Y el tiro al plato: su cuenta de Instagram está llena de fotos de usted disparando. ¿Cómo empezó su obsesión con ese deporte?
Yo estuve casada. Me divorcié el año pasado y mi exesposo, con el que tengo una muy buena amistad, me enseñó a disparar. Cuando me separé, dije: “¿Acaso porque me separo voy a dejar de disparar? ¡No!”. Entonces conseguí mi escopeta y mis tiros. Sacar el arma y el salvoconducto es un gallo, pero me encanta: es una adrenalina increíble. Soy socia de un club de tiro y voy todos los fines de semana porque quiero llegar a competir.
¿Qué le falta lograr para competir?
¡Pues subir el nivel! Hay gente que practica todos los días desde hace años, pero lo que me dicen las personas con las que he disparado es que lo hago bien, y yo me la creo: tengo un buen manejo del arma, sé concentrarme y sé escuchar. Si me dicen: “Parte el plato con más agresividad”, sé cómo hacerlo; o si me dicen: “Dale primero al plato A y luego al B porque el B va muy lento”, empiezo a entender la velocidad. Además, en esto hay algo de ley de atracción. La gente dura que conozco en este deporte dice: “Imagina el plato, imagínate cómo lo vas a partir y cuando lo veas partido, dispara”. Y es así: si ves un plato hecho polvo, lo vas a volver polvo. ¡Aplica en los platos y aplica en la vida!
Son cincuenta años desde la vez que el hombre puso un pie en la Luna. ¿Cuál ha sido el mejor cielo que usted ha visto?

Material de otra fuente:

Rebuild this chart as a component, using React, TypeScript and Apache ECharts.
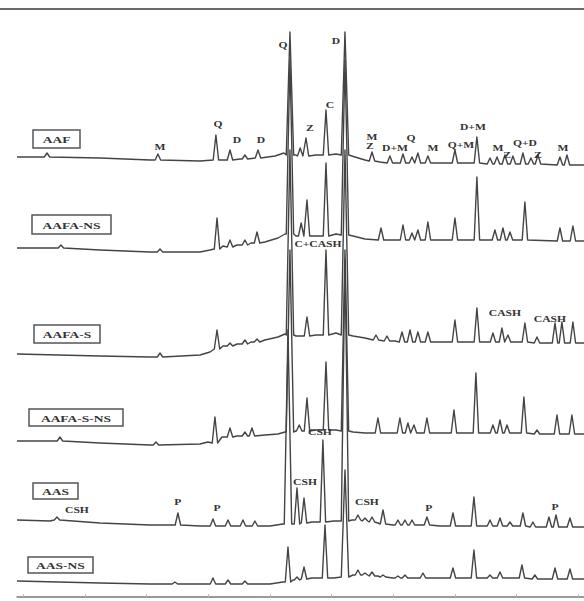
import React, { useEffect, useRef } from "react";
import * as echarts from "echarts";

// ---- DATA (2θ in degrees, intensity in a.u. including the stacking offset) ----
const TRACE_NAMES = ["AAF", "AAFA-NS", "AAFA-S", "AAFA-S-NS", "AAS", "AAS-NS"];

// baseline knots: [2θ, intensity]
const AAF_BASE = [
  [4.5, 440], [11.22, 439], [15.28, 437], [19.33, 436], [22.57, 438], [25.41, 441], [26.13, 444],
  [27.11, 442], [28.73, 442], [30.35, 443], [31.89, 440], [32.7, 437], [33.91, 435], [38.78, 434], [50.45, 432],
];
// peaks: [2θ, top, foot]
const AAF_PEAKS = [
  [6.93, 444, 440], [15.92, 443, 437], [20.62, 462, 437], [21.76, 447, 437], [22.97, 442, 438], [24.03, 447, 439],
  [26.62, 565, 442], [27.45, 449, 441], [27.92, 459, 441], [29.54, 487, 442], [31.08, 565, 442],
  [33.27, 445, 436], [34.72, 441, 434], [35.78, 443, 434], [36.51, 440, 434], [36.99, 444, 434], [37.8, 441, 434],
  [39.99, 447, 434], [41.77, 460, 434], [42.83, 439, 433], [43.4, 440, 433], [44.04, 442, 433], [44.69, 441, 433],
  [45.5, 444, 433], [46.15, 439, 433], [46.72, 442, 433], [48.5, 440, 432], [49.07, 442, 432],
];

const AAFA_NS_BASE = [
  [4.5, 349], [11.22, 347], [15.28, 345], [19.33, 345], [20.14, 347], [21.19, 351], [22.33, 352], [23.46, 354],
  [24.59, 355], [25.65, 359], [26.22, 363], [27.11, 361], [28.65, 361], [30.35, 363], [31.73, 361], [32.7, 358],
  [35.13, 357], [38.78, 357], [50.45, 356],
];
const AAFA_NS_PEAKS = [
  [8.06, 352, 349], [16.09, 348, 345], [20.71, 379, 348], [21.76, 357, 350], [22.97, 357, 352], [23.95, 365, 354],
  [26.62, 537, 363], [27.53, 374, 361], [28.0, 397, 361], [29.54, 434, 361], [31.08, 537, 362],
  [34.0, 369, 357], [35.78, 372, 357], [36.51, 364, 357], [36.99, 367, 357], [37.8, 375, 357], [39.99, 379, 357],
  [41.77, 420, 357], [43.23, 367, 357], [43.88, 369, 357], [44.45, 365, 357], [45.66, 395, 357],
  [48.5, 369, 356], [49.55, 371, 356],
];

const AAFA_S_BASE = [
  [4.5, 243], [11.22, 241], [15.28, 240], [19.33, 242], [20.14, 245], [21.19, 251], [22.33, 253], [23.46, 255],
  [24.59, 257], [25.65, 260], [26.22, 263], [27.11, 261], [28.73, 262], [30.35, 264], [31.73, 261], [32.7, 259],
  [35.13, 256], [38.78, 255], [50.45, 254],
];
const AAFA_S_PEAKS = [
  [16.09, 244, 240], [20.71, 267, 248], [21.76, 254, 251], [22.97, 257, 253], [23.95, 258, 255],
  [26.62, 447, 262], [28.0, 280, 261], [29.54, 347, 262], [31.08, 447, 262],
  [33.59, 262, 257], [34.48, 261, 256], [35.7, 265, 255], [36.35, 267, 255], [36.99, 265, 255], [37.8, 265, 255],
  [39.99, 277, 255], [41.77, 289, 255], [43.07, 264, 255], [43.8, 269, 255], [44.29, 262, 255], [45.66, 274, 255],
  [46.64, 260, 254], [48.1, 274, 254], [48.66, 275, 254], [49.55, 275, 254],
];

const AAFA_S_NS_BASE = [
  [4.5, 156], [11.22, 154], [15.28, 152], [19.33, 153], [19.98, 155], [21.11, 160], [22.33, 161], [24.59, 162],
  [25.65, 163], [26.22, 165], [27.09, 166], [28.73, 167], [30.35, 167], [31.73, 165], [32.7, 164], [35.13, 164],
  [38.78, 164], [50.45, 163],
];
const AAFA_S_NS_PEAKS = [
  [7.98, 160, 156], [15.76, 155, 152], [20.54, 180, 154], [21.76, 169, 160], [22.97, 165, 161], [23.54, 169, 161],
  [26.62, 347, 165], [27.37, 172, 166], [28.0, 199, 166], [29.54, 235, 167], [31.08, 347, 166],
  [33.75, 179, 164], [35.53, 179, 164], [36.18, 174, 164], [36.67, 172, 164], [37.72, 179, 164], [39.91, 187, 164],
  [41.69, 224, 164], [43.07, 172, 164], [43.64, 177, 164], [44.21, 172, 164], [45.58, 200, 164],
  [46.64, 167, 163], [48.26, 182, 163], [49.47, 182, 163],
];

const AAS_BASE = [
  [4.5, 77], [7.17, 76], [11.22, 74], [15.28, 72], [19.33, 71], [25.0, 71], [26.05, 73], [26.86, 73],
  [28.4, 75], [30.19, 76], [31.65, 77], [33.75, 74], [34.97, 72], [38.78, 71], [50.45, 70],
];
const AAS_PEAKS = [
  [7.74, 80, 77], [17.54, 84, 72], [20.38, 78, 71], [21.6, 77, 71], [22.81, 77, 71], [23.78, 76, 71],
  [26.46, 267, 73], [27.19, 109, 73], [27.76, 99, 74], [29.29, 157, 75], [31.08, 337, 76],
  [32.13, 82, 77], [32.7, 79, 76], [33.27, 80, 75], [34.16, 87, 73], [35.37, 77, 72], [35.94, 77, 72],
  [36.51, 77, 72], [37.72, 80, 72], [39.83, 84, 71], [41.53, 100, 71], [42.83, 77, 71], [43.64, 79, 71],
  [44.45, 75, 71], [45.5, 84, 71], [46.31, 75, 70], [47.61, 80, 70], [48.18, 82, 70], [49.31, 79, 70],
];

const AAS_NS_BASE = [
  [4.5, 16], [11.22, 14], [15.28, 13], [19.33, 13], [25.0, 13], [26.05, 15], [26.86, 17], [28.4, 19],
  [30.19, 19], [31.73, 22], [33.75, 21], [34.97, 19], [38.78, 19], [50.45, 18],
];
const AAS_NS_PEAKS = [
  [17.3, 15, 13], [20.38, 19, 13], [21.6, 17, 13], [22.97, 16, 13],
  [26.46, 50, 15], [27.19, 20, 17], [27.76, 30, 18], [29.46, 72, 19], [31.08, 127, 20],
  [32.13, 27, 22], [32.7, 24, 22], [33.27, 25, 21], [34.16, 22, 20], [35.37, 21, 19], [35.94, 22, 19],
  [37.4, 24, 19], [39.83, 29, 19], [41.53, 47, 19], [42.83, 22, 19], [43.64, 25, 19], [45.42, 32, 19],
  [46.47, 22, 18], [48.1, 29, 18], [49.31, 28, 18],
];

// phase labels: [text, 2θ, intensity]
const PHASE_LABELS = [
  ["M", 16.09, 450], ["Q", 20.79, 473], ["D", 22.33, 457], ["D", 24.27, 457], ["Q", 26.05, 552],
  ["Z", 28.24, 469], ["C", 29.86, 492], ["D", 30.35, 556], ["M", 33.27, 460], ["Z", 33.1, 451],
  ["D+M", 35.13, 449], ["Q", 36.43, 459], ["M", 38.21, 449], ["Q+M", 40.48, 452], ["D+M", 41.45, 470],
  ["M", 43.48, 449], ["Z", 44.21, 442], ["Q+D", 45.66, 454], ["Z", 46.72, 442], ["M", 48.74, 449],
  ["C+CASH", 28.89, 353], ["CASH", 44.04, 284], ["CASH", 47.69, 278],
  ["CSH", 9.36, 87], ["P", 17.54, 95], ["P", 20.71, 89], ["CSH", 27.84, 115], ["CSH", 29.05, 165],
  ["CSH", 32.86, 95], ["P", 37.88, 89], ["P", 48.1, 90],
];

const TICKS_2THETA = [5, 10, 15, 20, 25, 30, 35, 40, 45, 50];

// ---- LAYOUT / STYLE ----
const TRACES = [
  [AAF_BASE, AAF_PEAKS], [AAFA_NS_BASE, AAFA_NS_PEAKS], [AAFA_S_BASE, AAFA_S_PEAKS],
  [AAFA_S_NS_BASE, AAFA_S_NS_PEAKS], [AAS_BASE, AAS_PEAKS], [AAS_NS_BASE, AAS_NS_PEAKS],
];
const NAME_BOXES = [
  { x: 33, y: 130, w: 47, h: 18 },
  { x: 32, y: 215, w: 79, h: 19 },
  { x: 34, y: 325, w: 66, h: 18 },
  { x: 29, y: 409, w: 94, h: 17 },
  { x: 33, y: 483, w: 45, h: 16 },
  { x: 28, y: 557, w: 65, h: 16 },
];
const SERIF = '"Liberation Serif", "DejaVu Serif", serif';
const TEXT_STRETCH = 1.45;

function buildTrace(base: number[][], peaks: number[][]) {
  const pts = base.map((p) => [p[0], p[1]]);
  peaks.forEach(([x, top, foot]) => {
    const hw = top - foot > 100 ? 0.3 : 0.22;
    pts.push([x - hw, foot], [x, top], [x + hw, foot]);
  });
  pts.sort((a, b) => a[0] - b[0]);
  return pts;
}

export default function App() {
  const ref = useRef<HTMLDivElement>(null);
  useEffect(() => {
    document.body.style.margin = "0";
    const chart = echarts.init(ref.current!, null, { renderer: "svg" });
    const series: any[] = TRACES.map(([b, p], i) => ({
      name: TRACE_NAMES[i],
      type: "line",
      data: buildTrace(b as number[][], p as number[][]),
      showSymbol: false,
      symbol: "none",
      silent: true,
      lineStyle: { color: "#444", width: 1.4, join: "round" },
      z: 2,
    }));
    chart.setOption({
      animation: false,
      backgroundColor: "#fff",
      grid: { left: 17, right: 0, top: 9, bottom: 4 },
      xAxis: {
        type: "value",
        min: 4.5,
        max: 50.45,
        axisLine: { show: true, lineStyle: { color: "#777", width: 1.5 } },
        axisTick: { show: true, customValues: TICKS_2THETA, length: 3, inside: true, lineStyle: { color: "#bbb" } },
        axisLabel: { show: false },
        splitLine: { show: false },
      },
      yAxis: { type: "value", min: 0, max: 588, show: false },
      series,
    });

    const graphic: any[] = [
      {
        type: "line",
        shape: { x1: 0, y1: 9, x2: 584, y2: 9 },
        style: { stroke: "#6a6a6a", lineWidth: 2 },
        z: 10,
      },
    ];
    NAME_BOXES.forEach((b, i) => {
      graphic.push({
        type: "rect",
        shape: { x: b.x, y: b.y, width: b.w, height: b.h },
        style: { fill: "#fff", stroke: "#555", lineWidth: 1.5 },
        z: 10,
      });
      graphic.push({
        type: "text",
        x: b.x + b.w / 2,
        y: b.y + b.h / 2 + 1,
        scaleX: 1.5,
        style: {
          text: TRACE_NAMES[i],
          font: `bold 9px ${SERIF}`,
          fill: "#333",
          align: "center",
          verticalAlign: "middle",
          textAlign: "center",
          textVerticalAlign: "middle",
        },
        z: 11,
      });
    });
    PHASE_LABELS.forEach(([t, x, y]) => {
      const pt = chart.convertToPixel({ gridIndex: 0 }, [x as number, y as number]) as number[];
      graphic.push({
        type: "text",
        x: pt[0],
        y: pt[1],
        scaleX: TEXT_STRETCH,
        style: {
          text: t,
          font: `bold 8px ${SERIF}`,
          fill: "#333",
          align: "center",
          verticalAlign: "middle",
          textAlign: "center",
          textVerticalAlign: "middle",
        },
        z: 12,
      });
    });
    chart.setOption({ graphic });
    return () => chart.dispose();
  }, []);
  return <div ref={ref} style={{ width: 584, height: 601 }} />;
}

Los tengo clarísimos. Uno es en Bretaña, afuera de la casa de mis abuelos. Y el otro es tirada en la calle en Almaguer, Cauca. En diciembre, después de los aguinaldos, como ya no pasaba ni un carro por la calle, nos acostábamos sobre el empedrado a ver estrellas. Éramos quince chinos y nos poníamos a ver quién contaba más estrellas fugaces. ¿Es que quién se puede dar ese lujo? Ahí me acordaba del miedo de Astérix y Obélix, que es que el cielo se les caiga encima. Ese es el miedo de los galos, no puede haber otro temor más grande.